I will first focus on Amendment 218, which will require any local authority officer making decisions about elective home education to have at least two years’ personal experience of home educating their own children. This is not an ideological proposal but a practical one. I recall being asked once by the noble Lord, Lord Adonis, to help create a Teach First programme for social workers. I declined, not because I doubted the value of new graduates but because lived experience matters. Pattern recognition, nuance and trust are not easily taught, especially if you have only recently graduated. You cannot understand the reality of raising and educating a child outside school unless you have walked that path yourself.
To ask someone with no such experience to judge a family’s educational approach is like asking a man to speak with authority on childbirth or someone without children to dictate how others should raise theirs. According to Education Otherwise, home-educated children are twice as likely to be referred to children’s social services as their schooled peers, and yet no more likely to be placed on a child protection plan. This points to systematic overreferral, driven in part by ignorance and in part by a narrative that wrongly associates home education with safeguarding risk. This amendment offers one step towards correcting that imbalance.
Case law supports this. In R (T) v Chief Constable of Greater Manchester 2014, the Supreme Court held that administrative decisions that infringe individual rights must be informed by proper context and not rely on rigid or generic assumptions. Without understanding the diversity and nuance of home education, decisions risk being fundamentally flawed. If flawed decisions are made persistently, structurally and without oversight, judicial review becomes not just possible but likely. My concern is that the Bill, without this amendment and others like it, will open floodgates to such challenges, and perhaps rightly so.
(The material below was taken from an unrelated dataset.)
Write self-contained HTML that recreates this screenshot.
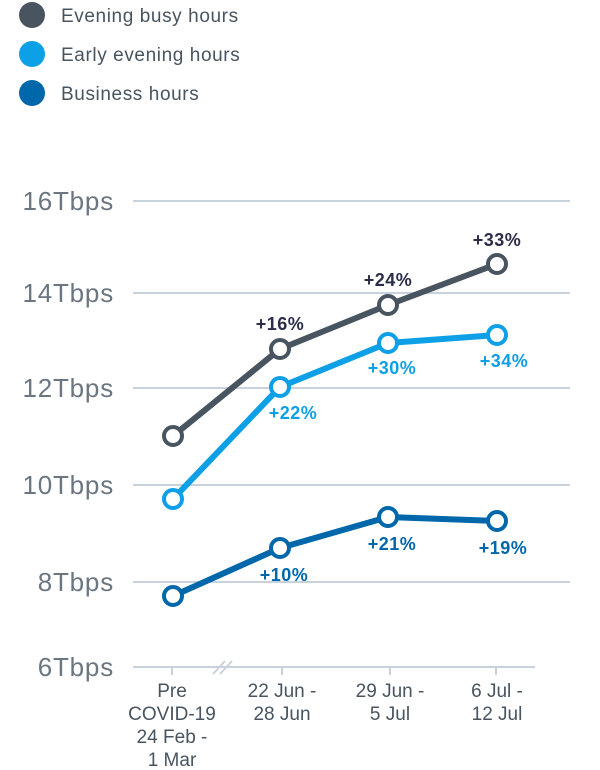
<!DOCTYPE html>
<html><head><meta charset="utf-8"><style>
html,body{margin:0;padding:0;background:#fff;width:600px;height:770px;overflow:hidden}
svg{display:block;font-family:"Liberation Sans",sans-serif}
</style></head><body>
<svg width="600" height="770" viewBox="0 0 600 770">
<circle cx="32" cy="15" r="13" fill="#48545f"/>
<circle cx="32" cy="54" r="13" fill="#0ea0e6"/>
<circle cx="32" cy="93" r="13" fill="#0067ab"/>
<g fill="#48545f" font-size="19" letter-spacing="0.6">
<text x="61" y="22">Evening busy hours</text>
<text x="61" y="61">Early evening hours</text>
<text x="61" y="100">Business hours</text>
</g>
<g stroke="#c8d2dc" stroke-width="2">
<line x1="133" y1="201" x2="570" y2="201"/>
<line x1="133" y1="293" x2="570" y2="293"/>
<line x1="133" y1="388" x2="570" y2="388"/>
<line x1="133" y1="485" x2="570" y2="485"/>
<line x1="133" y1="582" x2="570" y2="582"/>
<line x1="133" y1="667" x2="535" y2="667"/>
<line x1="172" y1="667" x2="172" y2="675"/>
<line x1="282" y1="667" x2="282" y2="675"/>
<line x1="390" y1="667" x2="390" y2="675"/>
<line x1="496" y1="667" x2="496" y2="675"/>
<line x1="213" y1="674" x2="225" y2="661"/>
<line x1="220" y1="674" x2="232" y2="661"/>
</g>
<g fill="#6b7680" font-size="26" text-anchor="end" letter-spacing="0.8">
<text x="114" y="210">16Tbps</text>
<text x="114" y="302">14Tbps</text>
<text x="114" y="397">12Tbps</text>
<text x="114" y="494">10Tbps</text>
<text x="114" y="591">8Tbps</text>
<text x="114" y="676">6Tbps</text>
</g>
<g fill="#48545f" font-size="19" text-anchor="middle">
<text x="172" y="697">Pre</text><text x="172" y="720">COVID-19</text><text x="172" y="743">24 Feb -</text><text x="172" y="766">1 Mar</text>
<text x="282" y="697">22 Jun -</text><text x="282" y="720">28 Jun</text>
<text x="390" y="697">29 Jun -</text><text x="390" y="720">5 Jul</text>
<text x="497" y="697">6 Jul -</text><text x="497" y="720">12 Jul</text>
</g>
<g fill="none" stroke-width="6" stroke-linejoin="round">
<polyline points="173,436 280,349 388,305 497,264" stroke="#48545f"/>
<polyline points="173,499 280,387 388,343 497,335" stroke="#0ea0e6"/>
<polyline points="173,596 280,548 388,517 497,521" stroke="#0067ab"/>
</g>
<g fill="#fff" stroke-width="4">
<g stroke="#48545f"><circle cx="173" cy="436" r="9"/><circle cx="280" cy="349" r="9"/><circle cx="388" cy="305" r="9"/><circle cx="497" cy="264" r="9"/></g>
<g stroke="#0ea0e6"><circle cx="173" cy="499" r="9"/><circle cx="280" cy="387" r="9"/><circle cx="388" cy="343" r="9"/><circle cx="497" cy="335" r="9"/></g>
<g stroke="#0067ab"><circle cx="173" cy="596" r="9"/><circle cx="280" cy="548" r="9"/><circle cx="388" cy="517" r="9"/><circle cx="497" cy="521" r="9"/></g>
</g>
<g font-size="18" font-weight="bold" text-anchor="middle" letter-spacing="0.5">
<g fill="#2b2d4a"><text x="280" y="330">+16%</text><text x="388" y="286">+24%</text><text x="497" y="246">+33%</text></g>
<g fill="#0ea0e6"><text x="293" y="419">+22%</text><text x="392" y="374">+30%</text><text x="504" y="367">+34%</text></g>
<g fill="#0067ab"><text x="284" y="581">+10%</text><text x="392" y="550">+21%</text><text x="503" y="554">+19%</text></g>
</g>
</svg>
</body></html>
This brings me to Amendment 223, which would establish an independent home education ombudsman—somewhat similar to the tribunal idea but very focused—to receive and investigate complaints against local authorities that overstep in the course of carrying out their duties under the Education Act. This is frankly overdue. At present, if a parent believes that they have been mistreated, there is no meaningful avenue of redress: no independent appeal, no clear complaints process and no statutory body to oversee how these immense powers are exercised. All they can do, as we have discussed, is write to the Minister, who to our knowledge has never, or rarely, upheld a complaint by a parent in this or a similar context.
I will give noble Lords some testimonies to bring this to life here. We have talked about the legal process here, but I want to bring home how human lives are affected by what we are proposing and what already takes place. One mother, a non-UK national, withdrew her child from the UK system before school age, having mistakenly registered with the local authority on school advice. Despite their lawful departure, the LA demanded boarding passes, proof of address and school details abroad. The child was never of school age in the UK. This was not protection; it was pursuit.
A military family has described how their local authority contacted the husband’s workplace repeatedly to discuss the children, even after it had ruled that the home education was of a satisfactory, suitable level. It then had to make an apology and had clear instruction to contact only the mother. The mother said this was a huge breach of privacy because of the nature of the agreement they had established. A home-educating doctor wrote:
“After de-registering my daughter with SEND, I was referred to social services again. My son and I were followed in public. I feared for our safety. My daughter began to regress. I had done nothing wrong—just removed her from a school that failed her”.